动态规划与应用
动态规划
最大连续子序列和
基本求解方法
方法一
dp[i] 表示从A[1]到A[i]中的连续子序列的最大和
最终的最大连续子序列和 = dp[num]
#include<iostream>
using namespace std;
const int N = 10000;
int A[N];
int dp[N];
int main()
{
int num = 6;
for (int i = 1; i <= num; i++)
cin >> A[i];
int temp = -999999;
int sum = 0;
for (int i = num; i >= 1; i--)
{
sum += A[i];
if (sum > temp)
temp = sum;
dp[i] = temp;
if (sum < 0)
sum = 0;
}
printf("%d", dp[1]);
system("pause");
return 0;
}
方法二
dp[i] 表示以A[i]结尾的连续序列的最大和
求出整个dp数组,然后遍历整个数组找到最大值就是最大连续子序列和
3个动归要点:
状态变量:dp[i]
边界:dp[1] = A[1]
状态转移方程: dp[i] = max(A[i],dp[i-1]+A[i])
#include<iostream>
#include<algorithm>
using namespace std;
const int N = 10000;
int A[N];
int dp[N];
int main()
{
int num = 6;
for (int i = 1; i <= num; i++)
cin >> A[i];
//边界
dp[1] = A[1];
for (int i = 2; i <=num; i++)
{
dp[i] = max(dp[i - 1] + A[i], A[i]);
}
int k = dp[1];
for (int i = 2; i <=num ; i++)
{
if (dp[i] > k)
k = dp[i];
}
printf("%d",k);
system("pause");
return 0;
}
例1 Maximum sum
#include<iostream>
using namespace std;
const int N = 100010;
int A[N];
int dpr[N]; //从右向左dp,求出连续子序列的最大和。dp[i]表示从A[1]到A[i]中连续子序列的最大和
int dpl[N]; //从左向右dp,求出连续子序列的最大和。dp[i]表示从A[i]到A[N]中连续子序列的最大和
int main()
{
int T,k;
scanf("%d", &T);
while (T--)
{
scanf("%d", &k);
//将整个序列读入
for (int i = 1; i <= k; i++)
cin >> A[i];
//求解dpr[i]
int sum = 0;
int temp = -9999999;
for (int i = 1; i <= k; i++)
{
sum += A[i];
if (sum > temp)
temp = sum;
dpr[i] = temp;
if (sum < 0)
sum = 0;
}
sum = 0; temp = -9999999;
//求解dpl[i]
for (int i = k; i >=1; i--)
{
sum += A[i];
if (sum > temp)
temp = sum;
dpl[i] = temp;
if (sum < 0)
sum = 0;
}
int MaxSum = -9999999;
for (int i = 1; i < k; i++)
{
int t = dpr[i] + dpl[i + 1];
if (MaxSum < t)
MaxSum = t;
}
cout << MaxSum << endl;
}
system("pause");
return 0;
}
最佳加法表达式
例题
POJ 4103 踩方格
思路:ways(i,j,n): 从结点(i, j)开始走n步的方法数
ways(i,j,n) = ways(i,j-1,n-1) + ways(i,j+1,n-1) + ways(i+1,j,n-1)
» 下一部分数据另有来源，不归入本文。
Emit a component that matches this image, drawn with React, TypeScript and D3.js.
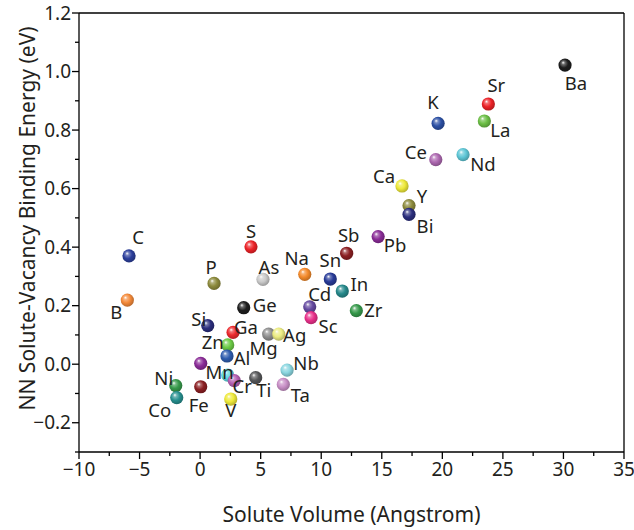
import React, { useEffect } from "react";
import * as d3 from "d3";

// solute data: element, solute volume (Å^3), NN binding energy (eV), ball colour
const elements = ["Ba", "Sr", "K", "La", "Ce", "Nd", "Ca", "Y", "Bi", "Pb", "Sb", "S", "C", "Na", "Sn", "As", "P", "In", "B", "Ge", "Cd", "Zr", "Sc", "Si", "Ga", "Mg", "Ag", "Zn", "Al", "Mn", "Nb", "Cu", "Cr", "Ti", "Ta", "Ni", "Fe", "Co", "V"];
const volumes = [30.13, 23.8, 19.65, 23.47, 19.46, 21.71, 16.67, 17.25, 17.25, 14.7, 12.1, 4.2, -5.87, 8.64, 10.75, 5.19, 1.15, 11.74, -6.01, 3.6, 9.05, 12.9, 9.16, 0.63, 2.72, 5.66, 6.49, 2.28, 2.22, 0.05, 7.18, 2.28, 2.82, 4.59, 6.87, -2.01, 0.05, -1.93, 2.53];
const energies = [1.022, 0.889, 0.823, 0.831, 0.699, 0.716, 0.609, 0.542, 0.512, 0.436, 0.379, 0.401, 0.37, 0.307, 0.291, 0.29, 0.276, 0.25, 0.219, 0.193, 0.196, 0.183, 0.159, 0.132, 0.109, 0.103, 0.103, 0.066, 0.028, 0.003, -0.02, -0.037, -0.056, -0.046, -0.069, -0.073, -0.077, -0.114, -0.119];
const colors = ["#1e1e1e", "#ec2227", "#2c50a4", "#6cbf45", "#ad67b0", "#5ec6d6", "#eee93a", "#8c8a3c", "#2b2e7d", "#8a2c97", "#8b1f22", "#ec2227", "#2c3f9c", "#f48a2a", "#283b98", "#c9c9c9", "#8c8a3c", "#26898b", "#f48a3a", "#1e1e1e", "#6449a0", "#36994a", "#e8308a", "#2b2e7d", "#ec2a2e", "#8e8e8e", "#ecec82", "#6ccb45", "#2e5cae", "#8a2c97", "#8ad6e0", "#5fd8e2", "#b35fb2", "#555658", "#c88fc6", "#36994a", "#8b1f22", "#26908f", "#eee93a"];
const labelDx = [11, 8, -5, 16, -20, 20, -18, 13, 16, 17, 2, 0, 9, -8, 0, 6, -3, 17, -11, 21, 10, 17, 17, -9, 13, -5, 16, -15, 15, 19, 19, 0, 8, 8, 17, -12, -2, -17, 0];
const labelDy = [18, -18, -21, 10, -7, 10, -9, -9, 12, 9, -18, -15, -18, -16, -19, -12, -16, -7, 12, -2, -12, 0, 9, -6, -5, 14, 1, -2, 3, 9, -7, 0, 6, 13, 11, -7, 19, 13, 11];

const xTicks = [-10, -5, 0, 5, 10, 15, 20, 25, 30, 35];
const yTicks = [-0.2, 0.0, 0.2, 0.4, 0.6, 0.8, 1.0, 1.2];

const W = 634;
const H = 530;
const m = { left: 79, right: 10, top: 13, bottom: 78 };
const FONT = "'Noto Sans', sans-serif";
const INK = "#231f20";

export default function App() {
  useEffect(() => {
    document.body.style.margin = "0";
  }, []);

  const x = d3.scaleLinear().domain([-10, 35]).range([m.left, W - m.right]);
  const y = d3.scaleLinear().domain([-0.3, 1.2]).range([H - m.bottom, m.top]);
  const x0 = x.range()[0], x1 = x.range()[1];
  const yb = y.range()[0], yt = y.range()[1];

  const xMinor = d3.range(-10, 35.01, 2.5);
  const yMinor = d3.range(-0.3, 1.201, 0.1);

  return (
    <svg width={W} height={H} style={{ display: "block", background: "#fff" }}>
      <defs>
        {colors.map((c, i) => {
          const base = d3.color(c)!;
          return (
            <radialGradient key={i} id={`ball${i}`} cx="45%" cy="45%" r="60%" fx="35%" fy="30%">
              <stop offset="0%" stopColor="#ffffff" />
              <stop offset="22%" stopColor={d3.interpolateRgb(c, "#fff")(0.35)} />
              <stop offset="55%" stopColor={c} />
              <stop offset="100%" stopColor={base.darker(0.9).toString()} />
            </radialGradient>
          );
        })}
      </defs>

      {/* frame */}
      <g stroke="#000" strokeWidth={1.3} fill="none">
        <line x1={x0} x2={x1} y1={yt} y2={yt} />
        <line x1={x1} x2={x1} y1={yt} y2={yb} />
        <line x1={x0} x2={x0} y1={yt} y2={yb} />
        <line x1={x0} x2={x1} y1={yb} y2={yb} />
        {xMinor.map((v, i) => (
          <line key={"xm" + i} x1={x(v)} x2={x(v)} y1={yb} y2={yb + (i % 2 === 0 ? 7 : 4)} />
        ))}
        {yMinor.map((v, i) => (
          <line key={"ym" + i} x1={x0} x2={x0 - (i % 2 === 1 ? 7 : 4)} y1={y(v)} y2={y(v)} />
        ))}
      </g>

      {/* tick labels */}
      <g fill={INK} fontFamily={FONT} fontSize={19}>
        {xTicks.map((v) => (
          <text key={"xt" + v} x={x(v)} y={yb + 24} textAnchor="middle">
            {v < 0 ? "\u2212" + Math.abs(v) : v}
          </text>
        ))}
        {yTicks.map((v) => (
          <text key={"yt" + v} x={x0 - 8} y={y(v)} dy="0.35em" textAnchor="end">
            {(v < 0 ? "\u2212" : "") + Math.abs(v).toFixed(1)}
          </text>
        ))}
      </g>

      {/* axis titles */}
      <text x={(x0 + x1) / 2} y={522} textAnchor="middle" fontFamily={FONT} fontSize={21} fill={INK}>
        Solute Volume (Angstrom)
      </text>
      <text
        transform={`translate(35,${(yt + yb) / 2 - 14}) rotate(-90)`}
        textAnchor="middle"
        fontFamily={FONT}
        fontSize={21}
        fill={INK}
      >
        NN Solute-Vacancy Binding Energy (eV)
      </text>

      {/* balls */}
      <g>
        {elements.map((el, i) => (
          <circle key={el} cx={x(volumes[i])} cy={y(energies[i])} r={6.6} fill={`url(#ball${i})`} />
        ))}
      </g>

      {/* labels */}
      <g fill={INK} fontFamily={FONT} fontSize={18.5}>
        {elements.map((el, i) =>
          el === "Cu" ? null : (
            <text
              key={"l" + el}
              x={x(volumes[i]) + labelDx[i]}
              y={y(energies[i]) + labelDy[i]}
              dy="0.35em"
              textAnchor="middle"
            >
              {el}
            </text>
          )
        )}
      </g>
    </svg>
  );
}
使用数组vis[i][j] 标记结点(i, j)是否被走过
Tips:
- 先判断 n 是否为0,再将结点(i, j)进行标记
#include <iostream>
#include <cstring>
#include <algorithm>
using namespace std;
int vis[50][50];
int ways(int i, int j, int n)
{
if (n == 0)
{
return 1;
}
int num = 0;
if (!vis[i][j - 1])
{
vis[i][j - 1] = 1;
num += ways(i, j - 1, n - 1);
vis[i][j - 1] = 0;
}
if (!vis[i][j + 1])
{
vis[i][j + 1] = 1;
num += ways(i, j + 1, n - 1);
vis[i][j + 1] = 0;
}
if (!vis[i+1][j])
{
vis[i + 1][j] = 1;
num += ways(i+1, j, n - 1);
vis[i + 1][j] = 0;
}
return num;
}
int main()
{
int n;
cin >> n;
memset(vis, 0, sizeof(vis));
vis[0][25] = 1;
cout << ways(0, 25, n) << endl;
return 0;
}